Football
ESPN staff 9y

Luis Suarez unsure how Steven Gerrard kept going after slip

Luis Suarez has said he would have found it difficult to carry on playing had he, rather than Steven Gerrard, made the mistake that led to Liverpool's crucial 2-0 defeat to Chelsea in last season's title run-in.

Chelsea return to Anfield for the first time since that match, with Liverpool so far failing to replicate the form that brought them so close to being crowned champions.

In April, with the Reds top of the Premier League table after 11 straight wins, Gerrard slipped to enable Demba Ba to run through and open the scoring in front of the Kop as the Londoners kept their own title hopes alive.

Liverpool's hopes of a first championship since 1990 were effectively extinguished when they lost a 3-0 lead to draw 3-3 at Crystal Palace in a dramatic late collapse the following week.

Suarez, who scored 31 Premier League goals as Liverpool eventually finished second to Manchester City, moved to Barcelona in a 75 million-pound deal over the summer.

In his autobiography 'Crossing the Line,' quoted in the Daily Mirror, he wrote: "If I had been in Stevie's shoes, I don't know if I would have been able to carry on playing. Emotionally, it must have been very, very hard.

"In the previous weeks, so much had been said about him -- the expectation had built so much.

"The talk had been about him leading Liverpool, his club, to a first title in over 20 years on the 25th anniversary of the Hillsborough disaster, in which his cousin had died -- and then that happens.

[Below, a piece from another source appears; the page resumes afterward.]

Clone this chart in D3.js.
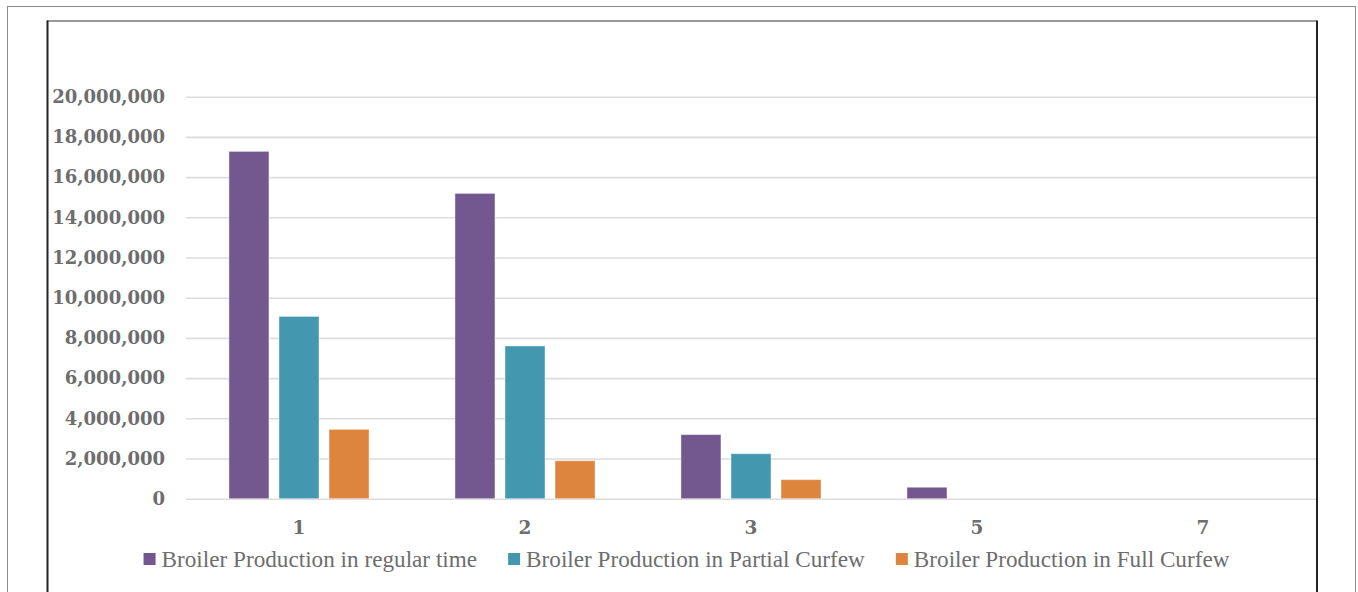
<!DOCTYPE html>
<html>
<head>
<meta charset="utf-8">
<script src="https://cdn.jsdelivr.net/npm/d3@7"></script>
<style>
  html, body { margin: 0; padding: 0; background: #fff; }
  svg { display: block; }
</style>
</head>
<body>
<svg id="chart" width="1358" height="592"></svg>
<script>
// Broiler production by category under different curfew conditions
const categories = ["1", "2", "3", "5", "7"];
const seriesNames = [
  "Broiler Production in regular time",
  "Broiler Production in Partial Curfew",
  "Broiler Production in Full Curfew"
];
const regularTime   = [17280000, 15190000, 3190000, 570000, 0];
const partialCurfew = [9070000, 7600000, 2240000, 0, 0];
const fullCurfew    = [3450000, 1890000, 950000, 0, 0];
const seriesColors  = ["#72588e", "#4398af", "#dd843e"];
const yTicks = [0, 2000000, 4000000, 6000000, 8000000, 10000000,
                12000000, 14000000, 16000000, 18000000, 20000000];

const seriesValues = [regularTime, partialCurfew, fullCurfew];
const svg = d3.select("#chart");

// Frames
svg.append("rect")
  .attr("x", 7.5).attr("y", 6.5)
  .attr("width", 1348).attr("height", 620)
  .attr("fill", "none").attr("stroke", "#8a8a8a").attr("stroke-width", 1);
svg.append("line")
  .attr("x1", 47).attr("x2", 1317).attr("y1", 21).attr("y2", 21)
  .attr("stroke", "#777").attr("stroke-width", 1.5);
svg.append("line")
  .attr("x1", 47.5).attr("x2", 47.5).attr("y1", 20.5).attr("y2", 600)
  .attr("stroke", "#222").attr("stroke-width", 2);
svg.append("line")
  .attr("x1", 1317).attr("x2", 1317).attr("y1", 20.5).attr("y2", 600)
  .attr("stroke", "#222").attr("stroke-width", 2);

const plot = { left: 186, right: 1316, top: 96.7, bottom: 498.7 };

const y = d3.scaleLinear().domain([0, 20000000]).range([plot.bottom, plot.top]);
const x = d3.scaleBand().domain(categories)
  .range([plot.left, plot.right])
  .paddingInner(0.38).paddingOuter(0.19);
const xs = d3.scaleBand().domain(d3.range(seriesNames.length))
  .range([0, x.bandwidth()])
  .paddingInner(0.2).paddingOuter(0);

const fmt = d3.format(",");
const labelColor = "#6d6d6d";

// Gridlines + y tick labels via axis
const yAxis = d3.axisLeft(y)
  .tickValues(yTicks)
  .tickSize(-(plot.right - plot.left))
  .tickPadding(21)
  .tickFormat(d => fmt(d));
const gy = svg.append("g")
  .attr("transform", `translate(${plot.left},0)`)
  .call(yAxis);
gy.select(".domain").remove();
gy.selectAll(".tick line")
  .attr("stroke", "#dcdcdc").attr("stroke-width", 1.6);
gy.selectAll(".tick text")
  .attr("fill", labelColor)
  .style("font-family", "'DejaVu Serif', serif")
  .style("font-weight", "bold")
  .style("font-size", "18px");

// Bars
const groups = svg.append("g").selectAll("g")
  .data(categories)
  .join("g")
  .attr("transform", d => `translate(${x(d)},0)`);

groups.selectAll("rect")
  .data((c, i) => seriesValues.map((vals, s) => ({ s, v: vals[i] })))
  .join("rect")
  .filter(d => d.v > 0)
  .attr("x", d => xs(d.s))
  .attr("width", xs.bandwidth())
  .attr("y", d => y(d.v))
  .attr("height", d => y(0) - y(d.v))
  .attr("fill", d => seriesColors[d.s])
  .attr("stroke", "rgba(255,255,255,0.45)")
  .attr("stroke-width", 1);

// Category axis labels
const xAxis = d3.axisBottom(x).tickSize(0).tickPadding(0);
const gx = svg.append("g")
  .attr("transform", `translate(0,${plot.bottom})`)
  .call(xAxis);
gx.select(".domain").remove();
gx.selectAll(".tick text")
  .attr("dy", null)
  .attr("y", 35)
  .attr("fill", labelColor)
  .style("font-family", "'DejaVu Serif', serif")
  .style("font-weight", "bold")
  .style("font-size", "18.5px");

// Legend
const legend = svg.append("g");
const items = legend.selectAll("g")
  .data(seriesNames)
  .join("g");
items.append("rect")
  .attr("width", 12).attr("height", 12)
  .attr("y", 553)
  .attr("fill", (d, i) => seriesColors[i]);
items.append("text")
  .attr("x", 18).attr("y", 566.5)
  .attr("fill", labelColor)
  .style("font-family", "'Liberation Serif', serif")
  .style("font-size", "23.2px")
  .text(d => d);

const gap = 31;
const widths = [];
items.each(function () {
  widths.push(18 + d3.select(this).select("text").node().getComputedTextLength());
});
const total = d3.sum(widths) + gap * (widths.length - 1);
let cx = 686.5 - total / 2;
items.each(function (d, i) {
  d3.select(this).select("rect").attr("x", cx);
  d3.select(this).select("text").attr("x", cx + 18);
  cx += widths[i] + gap;
});
</script>
</body>
</html>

"The captain, the former youth-teamer, the one-club man, a Scouser born and bred, and he was the unlucky one to make a crucial mistake.

"He still hadn't won the league title. Stevie had started to believe, we all had. And now it had been virtually taken away from him, and like that, with him slipping against Chelsea."

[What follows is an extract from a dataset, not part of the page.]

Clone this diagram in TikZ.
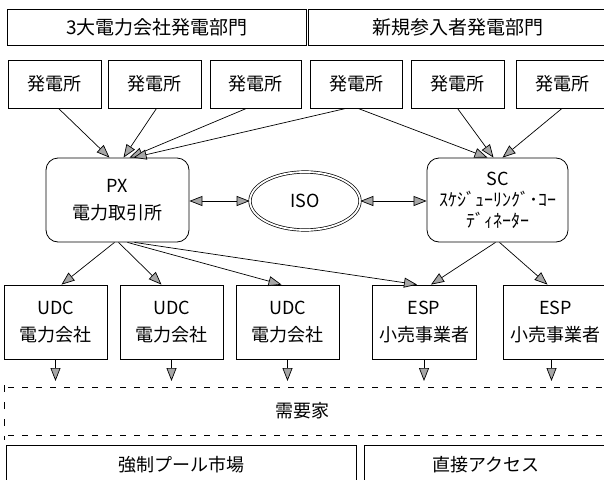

#INSERT type:image caption:Steven Gerrard's slip against Chelsea proved crucial in the title race. END#

Suarez said he believed Jose Mourinho's side would not have scored at all that day without Gerrard's mistake, blasting them for tactics which he said claimed saw them wasting time "from the very start."

"We knew that if they wanted to win the league -- and people forget that they still had a chance to do that -- they would have to play to win," he wrote.

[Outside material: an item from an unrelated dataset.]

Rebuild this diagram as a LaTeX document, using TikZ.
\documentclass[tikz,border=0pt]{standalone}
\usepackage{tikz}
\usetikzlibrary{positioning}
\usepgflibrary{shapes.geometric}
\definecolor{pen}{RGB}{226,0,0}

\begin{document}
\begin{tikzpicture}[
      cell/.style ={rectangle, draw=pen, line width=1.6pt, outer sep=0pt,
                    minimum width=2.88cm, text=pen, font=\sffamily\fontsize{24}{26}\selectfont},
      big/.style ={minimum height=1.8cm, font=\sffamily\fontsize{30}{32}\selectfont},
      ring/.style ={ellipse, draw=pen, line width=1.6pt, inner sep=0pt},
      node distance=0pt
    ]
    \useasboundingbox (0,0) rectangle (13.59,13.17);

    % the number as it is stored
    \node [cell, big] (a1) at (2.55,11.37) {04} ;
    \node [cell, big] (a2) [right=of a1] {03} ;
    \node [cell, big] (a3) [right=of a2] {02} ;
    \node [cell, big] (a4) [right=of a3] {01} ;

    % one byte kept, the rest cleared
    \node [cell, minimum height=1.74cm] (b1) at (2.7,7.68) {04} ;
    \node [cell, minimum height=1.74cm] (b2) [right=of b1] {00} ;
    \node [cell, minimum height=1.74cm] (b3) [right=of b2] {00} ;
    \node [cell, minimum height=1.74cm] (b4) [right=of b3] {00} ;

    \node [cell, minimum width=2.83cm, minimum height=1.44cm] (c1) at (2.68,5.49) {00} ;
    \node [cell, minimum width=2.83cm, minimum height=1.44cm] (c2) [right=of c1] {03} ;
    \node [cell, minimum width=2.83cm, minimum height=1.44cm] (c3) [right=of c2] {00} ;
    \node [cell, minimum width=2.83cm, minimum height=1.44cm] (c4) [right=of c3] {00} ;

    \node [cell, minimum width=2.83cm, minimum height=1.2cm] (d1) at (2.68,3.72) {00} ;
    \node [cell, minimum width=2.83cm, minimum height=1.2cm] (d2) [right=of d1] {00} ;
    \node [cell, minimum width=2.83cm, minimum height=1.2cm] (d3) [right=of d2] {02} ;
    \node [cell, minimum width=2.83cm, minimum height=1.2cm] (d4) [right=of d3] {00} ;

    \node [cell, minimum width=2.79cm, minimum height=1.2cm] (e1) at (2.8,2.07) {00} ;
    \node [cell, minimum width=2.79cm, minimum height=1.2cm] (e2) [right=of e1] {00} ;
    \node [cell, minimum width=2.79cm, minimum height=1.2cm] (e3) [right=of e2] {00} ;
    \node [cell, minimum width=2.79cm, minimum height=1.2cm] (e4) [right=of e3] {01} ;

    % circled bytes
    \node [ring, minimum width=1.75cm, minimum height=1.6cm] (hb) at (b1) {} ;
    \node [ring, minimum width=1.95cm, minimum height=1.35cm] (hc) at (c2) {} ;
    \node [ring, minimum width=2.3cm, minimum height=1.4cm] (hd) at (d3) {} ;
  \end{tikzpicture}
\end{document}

"For them to try to waste time when the draw was no good to them was something that I didn't understand."

He said one Blues player had told him that if Mourinho "makes us play like this, I have to play like this."

Suarez admitted that Liverpool had not played well that day but added: "There was nothing we could have done differently. We had 10 players in front of us, almost all of them in the penalty area."

And he concluded: "Mourinho knew: if you waste time, if you break it up from the very start, they're going to get frustrated, they're going to play a bit more crazily, they'll do anything. They pulled us out of our normal routine."